Locate every line that holds the string "React" and copy it.

» **PROVIDED DATA**
☆ ☆ ☆ ☆ ☆

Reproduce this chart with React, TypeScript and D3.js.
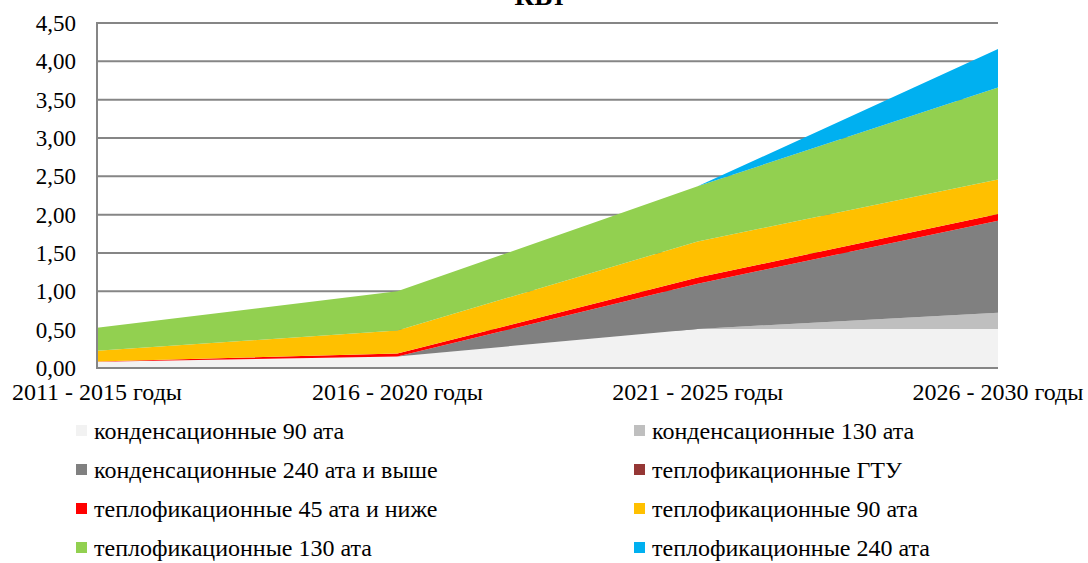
import React from "react";
import * as d3 from "d3";

const categories = ["2011 - 2015 годы", "2016 - 2020 годы", "2021 - 2025 годы", "2026 - 2030 годы"];
const seriesNames = [
  "конденсационные 90 ата",
  "конденсационные 130 ата",
  "конденсационные 240 ата и выше",
  "теплофикационные ГТУ",
  "теплофикационные 45 ата и ниже",
  "теплофикационные 90 ата",
  "теплофикационные 130 ата",
  "теплофикационные 240 ата",
];
const cond90 = [0.08, 0.15, 0.51, 0.51];
const cond130 = [0, 0, 0, 0.21];
const cond240 = [0, 0, 0.59, 1.2];
const gtu = [0, 0, 0, 0];
const t45 = [0.005, 0.04, 0.08, 0.09];
const t90 = [0.14, 0.3, 0.47, 0.45];
const t130 = [0.3, 0.51, 0.72, 1.2];
const t240 = [0, 0, 0, 0.5];
const yTicks = [0, 0.5, 1, 1.5, 2, 2.5, 3, 3.5, 4, 4.5];
const colors = ["#F2F2F2", "#BFBFBF", "#808080", "#953735", "#FF0000", "#FFC000", "#92D050", "#00B0F0"];

const W = 1088;
const H = 563;
const font = "Liberation Serif";

export default function App() {
  const seriesValues = [cond90, cond130, cond240, gtu, t45, t90, t130, t240];
  const keys = seriesNames.map((_, i) => "s" + i);
  const rows = categories.map((c, ci) => {
    const r: any = { cat: c };
    keys.forEach((k, si) => (r[k] = seriesValues[si][ci]));
    return r;
  });
  const stacked = d3.stack().keys(keys)(rows);
  const x = d3.scalePoint().domain(categories).range([97, 998]);
  const y = d3.scaleLinear().domain([0, 4.5]).range([368, 23]);
  const area = d3
    .area<any>()
    .x((d) => x(d.data.cat) as number)
    .y0((d) => y(d[0]))
    .y1((d) => y(d[1]));
  const fmt = (v: number) => v.toFixed(2).replace(".", ",");
  const legendCols = [76, 634];
  const legendBase = [439, 478, 517, 556];
  const ts = { fontFamily: font } as React.CSSProperties;

  return (
    <svg width={W} height={H} style={{ position: "absolute", left: 0, top: 0, background: "#fff", fontFamily: font }}>
      <text x={540} y={5} textAnchor="middle" fontSize={27} fontWeight="bold" fill="#000" style={ts}>
        КВт
      </text>
      {yTicks.map((t) => (
        <line key={"g" + t} x1={97} x2={998} y1={y(t)} y2={y(t)} stroke="#868686" strokeWidth={2} />
      ))}
      {stacked.map((s, i) => (
        <path key={s.key} d={area(s as any) || ""} fill={colors[i]} />
      ))}
      <line x1={97} x2={97} y1={y(4.5) - 1} y2={y(0) + 1} stroke="#868686" strokeWidth={2} />
      <line x1={97} x2={998} y1={y(0)} y2={y(0)} stroke="#868686" strokeWidth={2} />
      {yTicks.map((t) => (
        <text key={"t" + t} x={76} y={y(t) + 8} textAnchor="end" fontSize={23} fill="#000" style={ts}>
          {fmt(t)}
        </text>
      ))}
      {categories.map((c) => (
        <text key={c} x={x(c)} y={400} textAnchor="middle" fontSize={24} fill="#000" style={ts}>
          {c}
        </text>
      ))}
      {seriesNames.map((n, i) => {
        const cx = legendCols[i % 2];
        const by = legendBase[Math.floor(i / 2)];
        return (
          <g key={n}>
            <rect x={cx} y={by - 14} width={11} height={11} fill={colors[i]} />
            <text x={cx + 18} y={by} fontSize={24} fill="#000" style={ts}>
              {n}
            </text>
          </g>
        );
      })}
    </svg>
  );
}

☆ ☆ ☆ ☆ ☆

» **WRITTEN SOLUTION**
Reproduce this chart with React, TypeScript and D3.js.
import React from "react";
  const ts = { fontFamily: font } as React.CSSProperties;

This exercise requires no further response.